This invention relates to fluid flow control devices, and more particularly, to a solenoid valve or the like wherein the armature of an electromagnet, when energized, urges a valve member onto or off of a valve seat.
Prior art valves are often used in hydraulic device and pressure regulator applications. Using such devices, pressure regulation and flow rate control may be accomplished by controlling the voltage impressed across the electromagnetic winding. In contrast to other prior art are valves wherein the valve was separated from the electromagnet and a mechanical connection had to be first established by a resilient intermediary member, the said other prior art valves were integrally formed. This was true because the valve member formed a spacer between the armature and the yoke. The spacer established an air gap. It is true that this arrangement does not make maximum use of the force of the electromagnet. On the other hand, this method permits positive control of the discharge pressure or of the amount of discharge pressure medium, respectively, because it is by means of the high magnetic reluctance in the air gap that operation in the lower area of the electromagnet's travel/force characteristic is possible. Within the said lower area, the travel/force characteristic curve runs approximately in parallel to the travel axis. This results in always well-defined travel/force intersection points following each other in an almost linear sequence under varying degrees of energization of the electromagnet. This method also avoids the need for a spring between the armature and the valve member, required previously. In the said other valve, the pressure of the valve member bearing upon the valve seat was determined exclusively by the electromagnetic field strength. Thus, if the magnet were suitably designed, the said field strength varied in proportion to the voltage applied to the electromagnet.

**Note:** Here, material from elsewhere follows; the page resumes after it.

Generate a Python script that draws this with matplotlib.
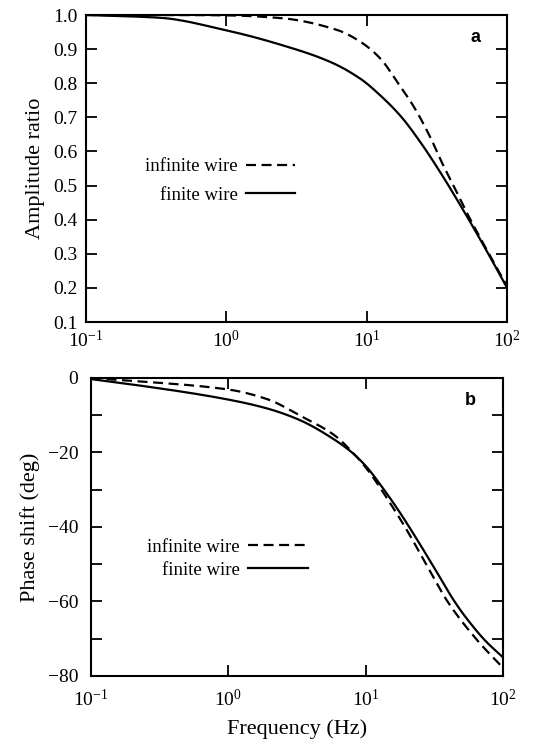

When manufacturing the said other valves, there were only two points to be observed regarding the travel/force characteristic:
1. Observance of a given air gap; and PA1 2. Adequate design of the electromagnet.
If the air gap were too small, the valve would operate within the range of an already considerably curved characteristic; and if it were too large, the electromagnetic force would not suffice to control the valve in accord with the given characteristic.
If the design of the electromagnet were inadequate, i.e. if the electromagnetic field were too strong, the valve would operate within the range of an already considerably curved characteristic, and if it were too weak, the electromagnetic forces would not be sufficient to control the valve.
A conventional electromagnetic valve may sometimes be designed without great difficulty; however, difficulties may arise when an attempt is made to fabricate a valve with an air gap defined between very close tolerances.